*TASK REQUIREMENTS*
Take the lines from the head of the listing through the one bearing "const centerSub = '2017년 세계\n위성체제작 시장 규모';" and copy them exactly, leaving every picture out.

--------------------------------------------------

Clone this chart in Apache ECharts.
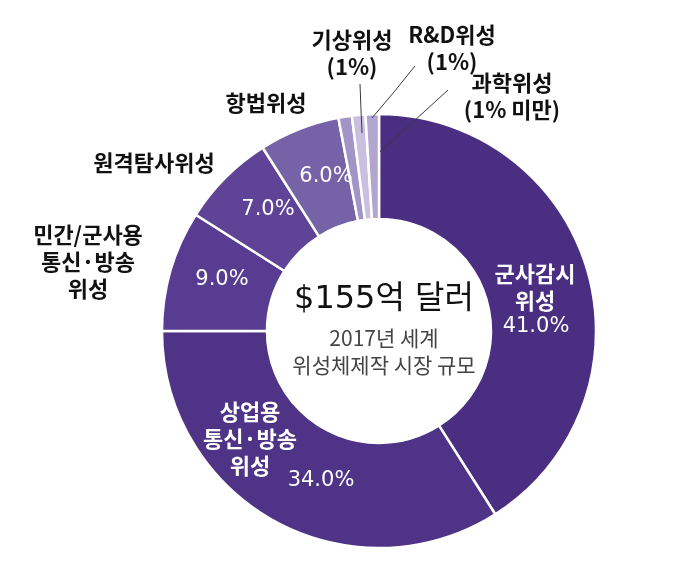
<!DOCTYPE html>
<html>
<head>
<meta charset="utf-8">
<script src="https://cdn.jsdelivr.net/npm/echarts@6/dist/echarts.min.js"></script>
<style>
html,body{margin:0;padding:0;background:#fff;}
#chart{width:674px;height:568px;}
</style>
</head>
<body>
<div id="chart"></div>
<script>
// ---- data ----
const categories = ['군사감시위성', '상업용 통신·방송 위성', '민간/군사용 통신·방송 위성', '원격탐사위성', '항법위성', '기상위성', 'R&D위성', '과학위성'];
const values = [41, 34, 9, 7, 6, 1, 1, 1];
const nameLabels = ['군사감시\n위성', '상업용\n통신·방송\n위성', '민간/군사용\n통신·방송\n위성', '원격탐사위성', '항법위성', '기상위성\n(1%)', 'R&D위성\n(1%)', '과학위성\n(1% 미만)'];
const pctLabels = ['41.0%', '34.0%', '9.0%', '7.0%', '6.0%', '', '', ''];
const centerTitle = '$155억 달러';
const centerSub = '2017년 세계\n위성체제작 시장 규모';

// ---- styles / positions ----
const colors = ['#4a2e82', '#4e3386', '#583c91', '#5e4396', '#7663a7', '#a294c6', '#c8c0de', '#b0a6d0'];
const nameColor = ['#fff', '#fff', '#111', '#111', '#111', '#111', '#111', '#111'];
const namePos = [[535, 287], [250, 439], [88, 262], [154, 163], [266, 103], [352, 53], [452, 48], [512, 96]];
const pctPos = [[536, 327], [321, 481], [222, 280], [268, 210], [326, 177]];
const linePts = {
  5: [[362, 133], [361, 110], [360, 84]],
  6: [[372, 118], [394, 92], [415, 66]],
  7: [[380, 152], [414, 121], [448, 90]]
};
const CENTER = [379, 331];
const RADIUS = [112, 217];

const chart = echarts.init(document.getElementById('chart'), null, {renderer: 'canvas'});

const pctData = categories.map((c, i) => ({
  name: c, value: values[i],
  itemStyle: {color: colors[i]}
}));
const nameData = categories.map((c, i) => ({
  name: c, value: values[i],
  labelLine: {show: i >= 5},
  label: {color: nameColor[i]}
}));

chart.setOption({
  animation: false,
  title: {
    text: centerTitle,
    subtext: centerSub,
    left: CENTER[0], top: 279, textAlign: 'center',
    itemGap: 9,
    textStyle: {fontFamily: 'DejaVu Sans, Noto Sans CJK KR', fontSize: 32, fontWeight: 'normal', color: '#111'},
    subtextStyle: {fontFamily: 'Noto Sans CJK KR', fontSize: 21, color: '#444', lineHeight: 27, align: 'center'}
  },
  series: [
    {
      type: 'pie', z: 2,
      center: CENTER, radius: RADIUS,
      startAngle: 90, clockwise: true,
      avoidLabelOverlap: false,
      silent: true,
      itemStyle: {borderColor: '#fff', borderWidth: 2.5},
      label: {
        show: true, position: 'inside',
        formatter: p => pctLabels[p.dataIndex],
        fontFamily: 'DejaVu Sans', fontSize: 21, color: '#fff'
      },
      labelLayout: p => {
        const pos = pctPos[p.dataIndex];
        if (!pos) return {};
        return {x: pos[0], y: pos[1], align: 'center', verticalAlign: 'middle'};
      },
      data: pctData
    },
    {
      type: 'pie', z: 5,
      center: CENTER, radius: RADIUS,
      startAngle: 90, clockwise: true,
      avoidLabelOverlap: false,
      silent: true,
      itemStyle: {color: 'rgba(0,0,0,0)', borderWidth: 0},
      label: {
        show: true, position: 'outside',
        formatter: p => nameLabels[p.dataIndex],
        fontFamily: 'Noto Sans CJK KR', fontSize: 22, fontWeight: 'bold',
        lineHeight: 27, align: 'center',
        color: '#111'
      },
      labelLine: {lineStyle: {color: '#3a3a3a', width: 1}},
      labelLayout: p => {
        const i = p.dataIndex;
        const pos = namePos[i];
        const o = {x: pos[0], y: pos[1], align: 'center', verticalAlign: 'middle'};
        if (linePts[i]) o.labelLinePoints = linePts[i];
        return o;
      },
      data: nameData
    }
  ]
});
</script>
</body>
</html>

--------------------------------------------------

*EXPECTED ANSWER*
Clone this chart in Apache ECharts.
<!DOCTYPE html>
<html>
<head>
<meta charset="utf-8">
<script src="https://cdn.jsdelivr.net/npm/echarts@6/dist/echarts.min.js"></script>
<style>
html,body{margin:0;padding:0;background:#fff;}
#chart{width:674px;height:568px;}
</style>
</head>
<body>
<div id="chart"></div>
<script>
// ---- data ----
const categories = ['군사감시위성', '상업용 통신·방송 위성', '민간/군사용 통신·방송 위성', '원격탐사위성', '항법위성', '기상위성', 'R&D위성', '과학위성'];
const values = [41, 34, 9, 7, 6, 1, 1, 1];
const nameLabels = ['군사감시\n위성', '상업용\n통신·방송\n위성', '민간/군사용\n통신·방송\n위성', '원격탐사위성', '항법위성', '기상위성\n(1%)', 'R&D위성\n(1%)', '과학위성\n(1% 미만)'];
const pctLabels = ['41.0%', '34.0%', '9.0%', '7.0%', '6.0%', '', '', ''];
const centerTitle = '$155억 달러';
const centerSub = '2017년 세계\n위성체제작 시장 규모';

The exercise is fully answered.